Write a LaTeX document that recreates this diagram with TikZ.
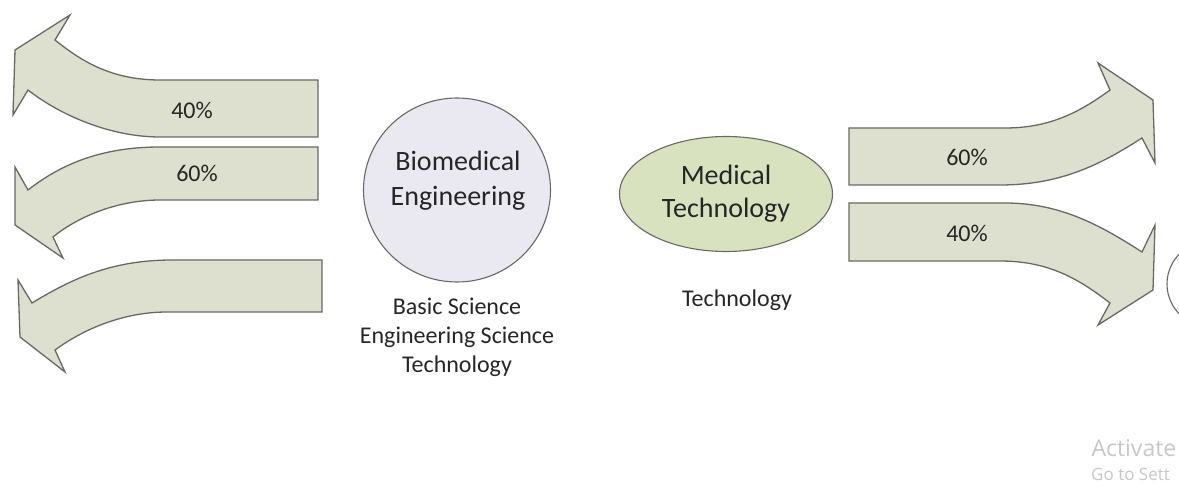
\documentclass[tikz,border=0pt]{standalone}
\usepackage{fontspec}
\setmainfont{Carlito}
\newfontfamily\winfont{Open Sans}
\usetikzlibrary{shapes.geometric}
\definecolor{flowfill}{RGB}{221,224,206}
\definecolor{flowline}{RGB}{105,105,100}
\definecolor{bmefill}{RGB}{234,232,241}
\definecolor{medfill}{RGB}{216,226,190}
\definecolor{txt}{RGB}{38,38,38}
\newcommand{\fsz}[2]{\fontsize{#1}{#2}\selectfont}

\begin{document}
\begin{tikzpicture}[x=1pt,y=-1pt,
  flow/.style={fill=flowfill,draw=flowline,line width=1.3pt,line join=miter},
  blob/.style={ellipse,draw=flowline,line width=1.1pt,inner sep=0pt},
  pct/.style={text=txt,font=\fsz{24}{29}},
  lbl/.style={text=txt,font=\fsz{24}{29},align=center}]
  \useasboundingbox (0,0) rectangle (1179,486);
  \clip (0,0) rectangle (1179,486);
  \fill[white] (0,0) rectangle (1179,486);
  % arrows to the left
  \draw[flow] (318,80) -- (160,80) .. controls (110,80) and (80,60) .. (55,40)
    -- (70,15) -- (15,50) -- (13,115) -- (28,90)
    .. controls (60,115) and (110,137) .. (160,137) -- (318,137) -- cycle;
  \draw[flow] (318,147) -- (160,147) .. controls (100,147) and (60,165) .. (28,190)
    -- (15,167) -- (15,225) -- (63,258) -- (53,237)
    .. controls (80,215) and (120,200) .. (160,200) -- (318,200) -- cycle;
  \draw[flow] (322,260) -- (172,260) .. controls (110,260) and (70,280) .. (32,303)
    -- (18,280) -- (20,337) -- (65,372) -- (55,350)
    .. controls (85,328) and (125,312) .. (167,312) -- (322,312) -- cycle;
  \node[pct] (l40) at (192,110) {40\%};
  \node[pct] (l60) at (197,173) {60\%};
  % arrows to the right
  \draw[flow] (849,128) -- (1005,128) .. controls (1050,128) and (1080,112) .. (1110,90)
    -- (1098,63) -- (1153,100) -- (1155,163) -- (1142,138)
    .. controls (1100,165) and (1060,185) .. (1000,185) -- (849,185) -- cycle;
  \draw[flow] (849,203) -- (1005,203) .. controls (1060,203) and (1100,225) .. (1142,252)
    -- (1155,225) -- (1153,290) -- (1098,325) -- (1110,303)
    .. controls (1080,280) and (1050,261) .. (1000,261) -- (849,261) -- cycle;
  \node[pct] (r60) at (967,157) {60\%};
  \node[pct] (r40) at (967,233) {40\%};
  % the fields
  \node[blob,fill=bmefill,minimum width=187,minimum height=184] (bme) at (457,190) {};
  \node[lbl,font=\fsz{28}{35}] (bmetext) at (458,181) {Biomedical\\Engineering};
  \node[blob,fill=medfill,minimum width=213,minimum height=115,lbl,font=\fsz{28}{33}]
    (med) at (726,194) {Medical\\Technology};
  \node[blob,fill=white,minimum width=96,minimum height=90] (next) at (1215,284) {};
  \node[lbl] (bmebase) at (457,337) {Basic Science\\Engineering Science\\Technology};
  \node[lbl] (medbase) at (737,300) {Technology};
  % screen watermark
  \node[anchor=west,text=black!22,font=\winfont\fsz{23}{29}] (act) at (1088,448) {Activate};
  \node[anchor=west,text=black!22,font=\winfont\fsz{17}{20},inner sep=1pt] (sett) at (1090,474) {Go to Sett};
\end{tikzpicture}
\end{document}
————————
**Problem description**
Reproduce the whole listing word for word, setting aside any pictures.

**Response for this exercise**
Write a LaTeX document that recreates this diagram with TikZ.
\documentclass[tikz,border=0pt]{standalone}
\usepackage{fontspec}
\setmainfont{Carlito}
\newfontfamily\winfont{Open Sans}
\usetikzlibrary{shapes.geometric}
\definecolor{flowfill}{RGB}{221,224,206}
\definecolor{flowline}{RGB}{105,105,100}
\definecolor{bmefill}{RGB}{234,232,241}
\definecolor{medfill}{RGB}{216,226,190}
\definecolor{txt}{RGB}{38,38,38}
\newcommand{\fsz}[2]{\fontsize{#1}{#2}\selectfont}

\begin{document}
\begin{tikzpicture}[x=1pt,y=-1pt,
  flow/.style={fill=flowfill,draw=flowline,line width=1.3pt,line join=miter},
  blob/.style={ellipse,draw=flowline,line width=1.1pt,inner sep=0pt},
  pct/.style={text=txt,font=\fsz{24}{29}},
  lbl/.style={text=txt,font=\fsz{24}{29},align=center}]
  \useasboundingbox (0,0) rectangle (1179,486);
  \clip (0,0) rectangle (1179,486);
  \fill[white] (0,0) rectangle (1179,486);
  % arrows to the left
  \draw[flow] (318,80) -- (160,80) .. controls (110,80) and (80,60) .. (55,40)
    -- (70,15) -- (15,50) -- (13,115) -- (28,90)
    .. controls (60,115) and (110,137) .. (160,137) -- (318,137) -- cycle;
  \draw[flow] (318,147) -- (160,147) .. controls (100,147) and (60,165) .. (28,190)
    -- (15,167) -- (15,225) -- (63,258) -- (53,237)
    .. controls (80,215) and (120,200) .. (160,200) -- (318,200) -- cycle;
  \draw[flow] (322,260) -- (172,260) .. controls (110,260) and (70,280) .. (32,303)
    -- (18,280) -- (20,337) -- (65,372) -- (55,350)
    .. controls (85,328) and (125,312) .. (167,312) -- (322,312) -- cycle;
  \node[pct] (l40) at (192,110) {40\%};
  \node[pct] (l60) at (197,173) {60\%};
  % arrows to the right
  \draw[flow] (849,128) -- (1005,128) .. controls (1050,128) and (1080,112) .. (1110,90)
    -- (1098,63) -- (1153,100) -- (1155,163) -- (1142,138)
    .. controls (1100,165) and (1060,185) .. (1000,185) -- (849,185) -- cycle;
  \draw[flow] (849,203) -- (1005,203) .. controls (1060,203) and (1100,225) .. (1142,252)
    -- (1155,225) -- (1153,290) -- (1098,325) -- (1110,303)
    .. controls (1080,280) and (1050,261) .. (1000,261) -- (849,261) -- cycle;
  \node[pct] (r60) at (967,157) {60\%};
  \node[pct] (r40) at (967,233) {40\%};
  % the fields
  \node[blob,fill=bmefill,minimum width=187,minimum height=184] (bme) at (457,190) {};
  \node[lbl,font=\fsz{28}{35}] (bmetext) at (458,181) {Biomedical\\Engineering};
  \node[blob,fill=medfill,minimum width=213,minimum height=115,lbl,font=\fsz{28}{33}]
    (med) at (726,194) {Medical\\Technology};
  \node[blob,fill=white,minimum width=96,minimum height=90] (next) at (1215,284) {};
  \node[lbl] (bmebase) at (457,337) {Basic Science\\Engineering Science\\Technology};
  \node[lbl] (medbase) at (737,300) {Technology};
  % screen watermark
  \node[anchor=west,text=black!22,font=\winfont\fsz{23}{29}] (act) at (1088,448) {Activate};
  \node[anchor=west,text=black!22,font=\winfont\fsz{17}{20},inner sep=1pt] (sett) at (1090,474) {Go to Sett};
\end{tikzpicture}
\end{document}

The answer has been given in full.